Extracted entries start

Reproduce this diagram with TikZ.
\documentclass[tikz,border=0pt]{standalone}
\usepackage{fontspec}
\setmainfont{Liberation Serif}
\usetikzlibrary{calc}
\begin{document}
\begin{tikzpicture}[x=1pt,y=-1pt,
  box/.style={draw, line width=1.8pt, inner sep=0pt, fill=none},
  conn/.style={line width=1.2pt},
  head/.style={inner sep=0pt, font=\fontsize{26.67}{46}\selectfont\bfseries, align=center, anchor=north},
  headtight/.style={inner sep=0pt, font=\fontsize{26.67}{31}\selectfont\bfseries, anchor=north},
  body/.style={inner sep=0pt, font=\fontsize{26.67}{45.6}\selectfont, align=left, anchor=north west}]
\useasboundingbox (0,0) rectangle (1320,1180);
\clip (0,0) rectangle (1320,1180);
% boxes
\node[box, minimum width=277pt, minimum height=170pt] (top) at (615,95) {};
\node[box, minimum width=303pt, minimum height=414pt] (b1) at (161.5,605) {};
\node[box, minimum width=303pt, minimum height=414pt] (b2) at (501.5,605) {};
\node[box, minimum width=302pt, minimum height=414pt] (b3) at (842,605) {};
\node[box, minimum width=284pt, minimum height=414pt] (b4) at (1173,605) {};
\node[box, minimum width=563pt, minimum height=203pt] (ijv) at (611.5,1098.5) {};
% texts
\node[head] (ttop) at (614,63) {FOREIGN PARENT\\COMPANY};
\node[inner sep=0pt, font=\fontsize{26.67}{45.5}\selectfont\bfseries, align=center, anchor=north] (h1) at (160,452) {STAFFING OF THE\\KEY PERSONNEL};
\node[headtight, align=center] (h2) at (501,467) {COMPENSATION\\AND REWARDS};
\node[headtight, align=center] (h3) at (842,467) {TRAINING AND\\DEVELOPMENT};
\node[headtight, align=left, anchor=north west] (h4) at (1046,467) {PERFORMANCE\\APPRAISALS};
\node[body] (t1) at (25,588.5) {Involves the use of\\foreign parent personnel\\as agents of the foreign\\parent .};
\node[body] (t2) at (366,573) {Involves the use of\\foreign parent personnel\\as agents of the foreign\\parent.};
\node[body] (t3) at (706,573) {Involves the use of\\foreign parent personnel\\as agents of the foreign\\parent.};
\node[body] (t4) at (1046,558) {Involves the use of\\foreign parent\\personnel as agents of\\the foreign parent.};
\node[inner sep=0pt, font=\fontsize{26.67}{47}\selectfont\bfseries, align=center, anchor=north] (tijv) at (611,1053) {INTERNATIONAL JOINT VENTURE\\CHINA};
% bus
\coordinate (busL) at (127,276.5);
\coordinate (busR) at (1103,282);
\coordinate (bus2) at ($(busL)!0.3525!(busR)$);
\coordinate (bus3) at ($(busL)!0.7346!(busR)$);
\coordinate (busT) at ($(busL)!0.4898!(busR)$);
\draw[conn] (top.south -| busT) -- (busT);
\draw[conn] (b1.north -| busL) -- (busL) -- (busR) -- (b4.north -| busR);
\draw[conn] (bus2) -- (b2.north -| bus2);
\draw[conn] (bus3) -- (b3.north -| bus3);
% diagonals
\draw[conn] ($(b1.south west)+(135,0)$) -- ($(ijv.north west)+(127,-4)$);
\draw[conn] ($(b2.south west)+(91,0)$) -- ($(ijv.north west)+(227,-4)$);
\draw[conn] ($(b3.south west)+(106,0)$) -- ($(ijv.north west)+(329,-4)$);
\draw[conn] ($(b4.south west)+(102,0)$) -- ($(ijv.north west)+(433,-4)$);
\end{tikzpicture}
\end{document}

Extracted entries end
Extracted entries start

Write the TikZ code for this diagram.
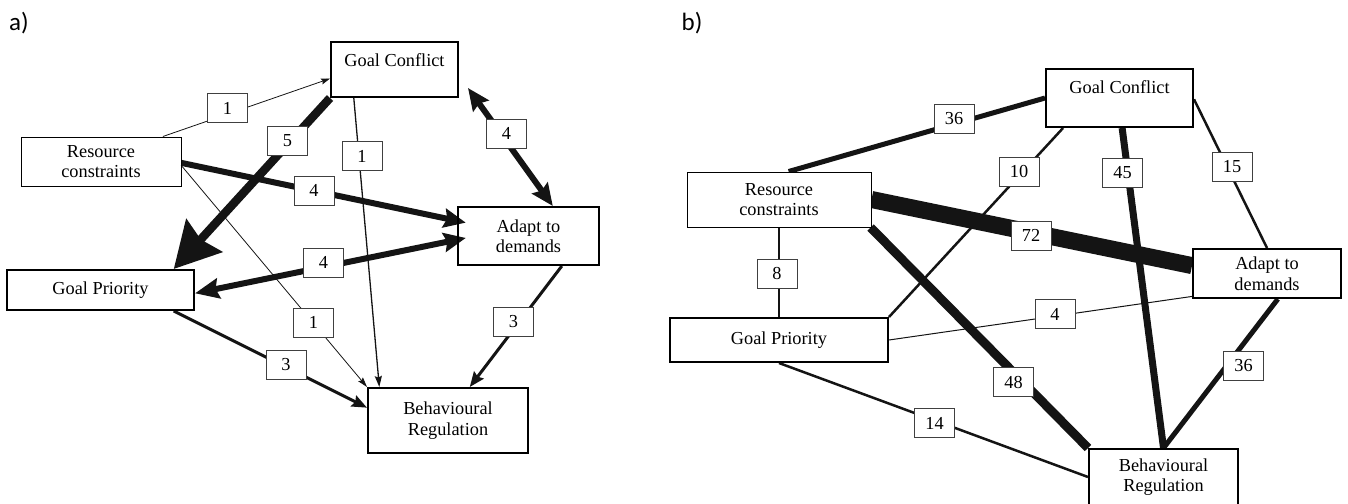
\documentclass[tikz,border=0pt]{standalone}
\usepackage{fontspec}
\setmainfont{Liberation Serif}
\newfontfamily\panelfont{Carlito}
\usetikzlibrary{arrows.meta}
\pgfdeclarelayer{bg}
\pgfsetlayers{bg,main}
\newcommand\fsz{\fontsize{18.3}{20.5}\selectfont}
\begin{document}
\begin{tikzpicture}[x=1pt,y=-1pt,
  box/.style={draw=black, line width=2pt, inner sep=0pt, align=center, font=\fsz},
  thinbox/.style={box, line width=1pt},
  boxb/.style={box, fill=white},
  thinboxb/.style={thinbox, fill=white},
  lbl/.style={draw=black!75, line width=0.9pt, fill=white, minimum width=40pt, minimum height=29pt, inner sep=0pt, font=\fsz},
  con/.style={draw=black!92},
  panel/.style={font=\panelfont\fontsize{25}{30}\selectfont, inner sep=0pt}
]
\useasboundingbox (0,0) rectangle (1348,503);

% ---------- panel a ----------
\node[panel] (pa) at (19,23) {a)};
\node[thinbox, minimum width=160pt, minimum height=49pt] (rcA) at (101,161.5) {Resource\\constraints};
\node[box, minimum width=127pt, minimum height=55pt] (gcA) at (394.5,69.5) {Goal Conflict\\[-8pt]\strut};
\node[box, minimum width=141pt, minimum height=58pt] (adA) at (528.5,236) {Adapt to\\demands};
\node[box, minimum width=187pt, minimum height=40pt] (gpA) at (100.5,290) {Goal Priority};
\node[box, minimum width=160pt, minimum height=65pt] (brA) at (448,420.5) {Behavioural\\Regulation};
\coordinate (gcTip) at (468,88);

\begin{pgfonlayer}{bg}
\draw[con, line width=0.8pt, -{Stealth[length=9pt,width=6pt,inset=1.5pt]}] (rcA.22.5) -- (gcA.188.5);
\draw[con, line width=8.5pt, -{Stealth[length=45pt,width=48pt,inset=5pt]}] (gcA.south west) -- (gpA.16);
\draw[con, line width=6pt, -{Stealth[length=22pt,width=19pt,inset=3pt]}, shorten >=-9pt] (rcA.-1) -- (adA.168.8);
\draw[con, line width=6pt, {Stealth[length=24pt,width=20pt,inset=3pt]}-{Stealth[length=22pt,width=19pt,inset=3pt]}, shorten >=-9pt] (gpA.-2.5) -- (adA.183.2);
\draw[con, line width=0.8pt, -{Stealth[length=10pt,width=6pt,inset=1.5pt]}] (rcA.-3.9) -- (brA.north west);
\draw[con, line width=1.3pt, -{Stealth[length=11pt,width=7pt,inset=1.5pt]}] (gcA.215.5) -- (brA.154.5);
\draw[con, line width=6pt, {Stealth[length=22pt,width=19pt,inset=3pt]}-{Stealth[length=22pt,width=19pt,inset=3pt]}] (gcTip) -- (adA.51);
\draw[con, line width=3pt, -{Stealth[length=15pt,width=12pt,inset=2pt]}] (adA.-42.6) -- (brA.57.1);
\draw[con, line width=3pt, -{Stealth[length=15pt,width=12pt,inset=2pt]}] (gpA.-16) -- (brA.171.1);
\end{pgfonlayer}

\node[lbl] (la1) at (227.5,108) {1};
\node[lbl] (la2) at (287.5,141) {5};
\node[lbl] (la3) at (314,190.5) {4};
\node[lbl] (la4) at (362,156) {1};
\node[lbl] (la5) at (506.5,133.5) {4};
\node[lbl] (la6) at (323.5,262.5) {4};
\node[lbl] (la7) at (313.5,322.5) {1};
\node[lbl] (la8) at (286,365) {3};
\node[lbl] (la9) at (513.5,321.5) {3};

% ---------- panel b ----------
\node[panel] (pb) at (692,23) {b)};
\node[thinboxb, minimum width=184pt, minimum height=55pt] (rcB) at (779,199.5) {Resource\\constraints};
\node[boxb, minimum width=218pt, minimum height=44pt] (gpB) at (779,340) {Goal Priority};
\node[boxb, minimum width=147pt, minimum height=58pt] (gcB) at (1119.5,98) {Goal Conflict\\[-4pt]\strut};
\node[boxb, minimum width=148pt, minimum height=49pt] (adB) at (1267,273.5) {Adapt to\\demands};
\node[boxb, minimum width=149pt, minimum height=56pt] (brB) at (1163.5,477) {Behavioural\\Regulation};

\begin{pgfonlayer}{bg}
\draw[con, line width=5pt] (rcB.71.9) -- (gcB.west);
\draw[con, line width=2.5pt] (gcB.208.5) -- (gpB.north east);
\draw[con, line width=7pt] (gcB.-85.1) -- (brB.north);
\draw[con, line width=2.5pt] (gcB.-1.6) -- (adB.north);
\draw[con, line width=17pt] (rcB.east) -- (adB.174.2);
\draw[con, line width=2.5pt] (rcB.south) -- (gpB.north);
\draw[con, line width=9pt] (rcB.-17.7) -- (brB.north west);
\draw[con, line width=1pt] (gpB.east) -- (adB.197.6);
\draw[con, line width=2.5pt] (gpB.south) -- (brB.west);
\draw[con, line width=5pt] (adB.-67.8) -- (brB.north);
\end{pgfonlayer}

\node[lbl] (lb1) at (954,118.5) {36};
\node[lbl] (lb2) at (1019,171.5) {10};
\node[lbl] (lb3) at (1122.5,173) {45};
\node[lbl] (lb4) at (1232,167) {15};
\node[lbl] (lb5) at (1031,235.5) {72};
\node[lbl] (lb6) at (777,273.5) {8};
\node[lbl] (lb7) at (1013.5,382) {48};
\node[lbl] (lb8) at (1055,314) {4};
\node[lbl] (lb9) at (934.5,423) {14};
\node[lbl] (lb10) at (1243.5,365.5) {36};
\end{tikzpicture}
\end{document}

Extracted entries end

## Written problem
Reply with one number only: how many lines of the listing hold "diagram"?

## Expected output
2